The future's still bright

A recent NBA mock draft by Sports Illustrated projects Nwora as a low first-round draft pick, heading to the Los Angeles Clippers at No. 24. Bleacher Report has Nwora going to the Houston Rockets at No. 22. NBADraft.Net lists Nwora as the No. 22 player among its top 100 prospects.

“He made that decision to return to school, and he was betting on himself,” Popp said. “You look at the NBA draft in the last five years, and the numbers suggest you have to get in the draft early, but this has been Jordan’s story, throughout his career. He just keeps getting better.

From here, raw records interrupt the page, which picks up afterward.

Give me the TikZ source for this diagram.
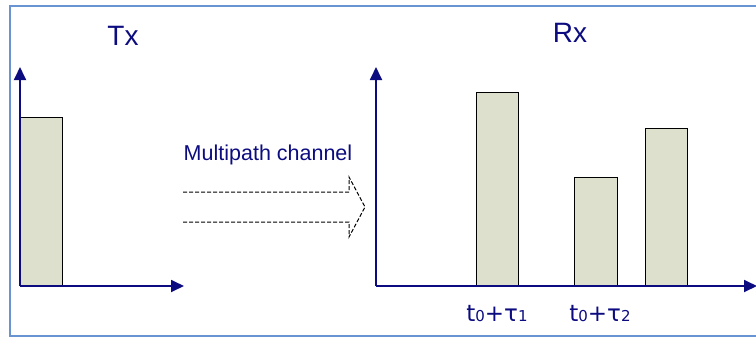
\documentclass[tikz,border=0pt]{standalone}
\usepackage{fontspec}
\setmainfont{Liberation Sans}
\newfontfamily\lblfont{DejaVu Sans}
\usetikzlibrary{arrows.meta}
\definecolor{navy}{RGB}{12,12,128}
\definecolor{framec}{RGB}{105,148,210}
\definecolor{barfill}{RGB}{221,224,204}
\tikzset{
  axis/.style={draw=navy,line width=1.8pt,-{Triangle[width=12pt,length=13pt]}},
  bar/.style={draw=black,line width=0.9pt,fill=barfill},
  title/.style={text=navy,font=\fontsize{28}{30}\selectfont,inner sep=0pt},
  tick/.style={text=navy,font=\lblfont\fontsize{23}{25}\selectfont,inner sep=0pt,anchor=base},
}
\newcommand{\smd}[1]{{\fontsize{15}{16}\selectfont #1}}
\begin{document}
\begin{tikzpicture}[x=1pt,y=-1pt]
\useasboundingbox (0,0) rectangle (756,338);
% frame
\draw[framec,line width=2pt] (10,6) rectangle (780,336);
% Tx axes
\coordinate (txo) at (20,286);
\coordinate (txy) at (20,67);
\coordinate (txx) at (184,286);
\draw[bar] (20,117) rectangle (62,286);
\draw[axis] (txo) -- (txy);
\draw[axis] (txo) -- (txx);
\node[title] (tx) at (123,36) {Tx};
% Rx axes
\coordinate (rxo) at (376,286);
\coordinate (rxy) at (376,67);
\coordinate (rxx) at (757,286);
\draw[bar] (476,92) rectangle (518,286);
\draw[bar] (574,177) rectangle (617,286);
\draw[bar] (645,128) rectangle (687,286);
\draw[axis] (rxo) -- (rxy);
\draw[axis] (rxo) -- (rxx);
\node[title] (rx) at (570,33) {Rx};
\node[tick] (l1) at (497,321) {t\smd{0}+τ\smd{1}};
\node[tick] (l2) at (600,321) {t\smd{0}+τ\smd{2}};
% channel
\node[text=navy,font=\fontsize{21.5}{23}\selectfont,inner sep=0pt] (mc) at (268,155) {Multipath channel};
\draw[black,line width=1pt,dash pattern=on 4pt off 2pt]
  (183,192) -- (349,192) -- (349,177) -- (365,207) -- (349,237) -- (349,222) -- (183,222);
\end{tikzpicture}
\end{document}
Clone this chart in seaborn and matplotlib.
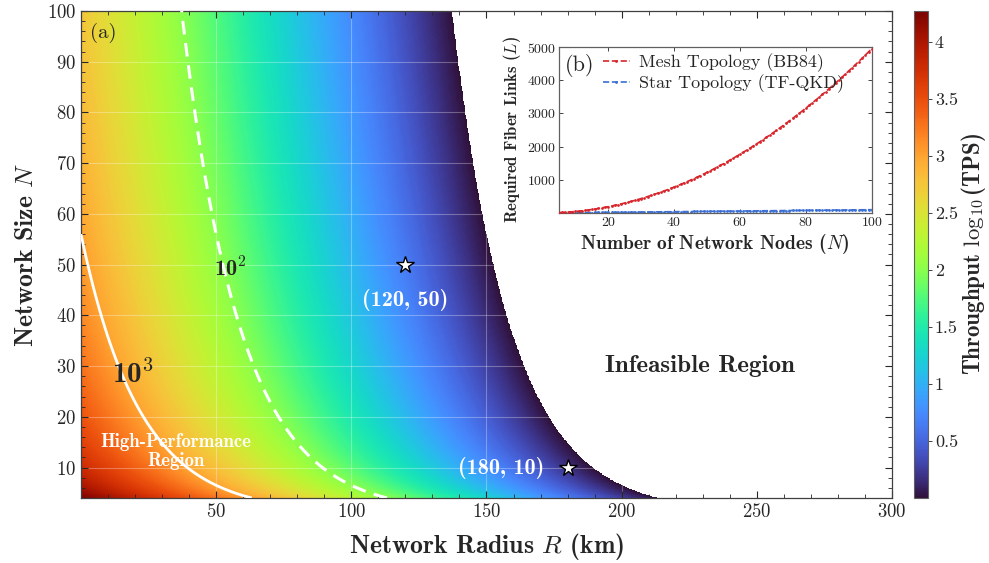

“Knowing that and having really tasted it, at the grassroots levels of basketball and doing his post-graduate year, history tends to repeat itself. Jordan, being long-term greedy, it’s a combination of self-awareness, and the ability he has to believe in himself.”

As an NBA prospect, Nwora wants to think about the future. But for now, he has pushed his pursuit of the NBA aside.

“The only goal I have for this season is winning the ACC championship,” Nwora said. “This season’s been good, and we have a lot of room to grow, but we’re doing some really good things right now. I have high expectations for this team.

“But winning a championship, it’s one of the main reasons I came back. I haven’t met that goal yet, but there’s a lot of season still ahead of is. I’m really hopeful.”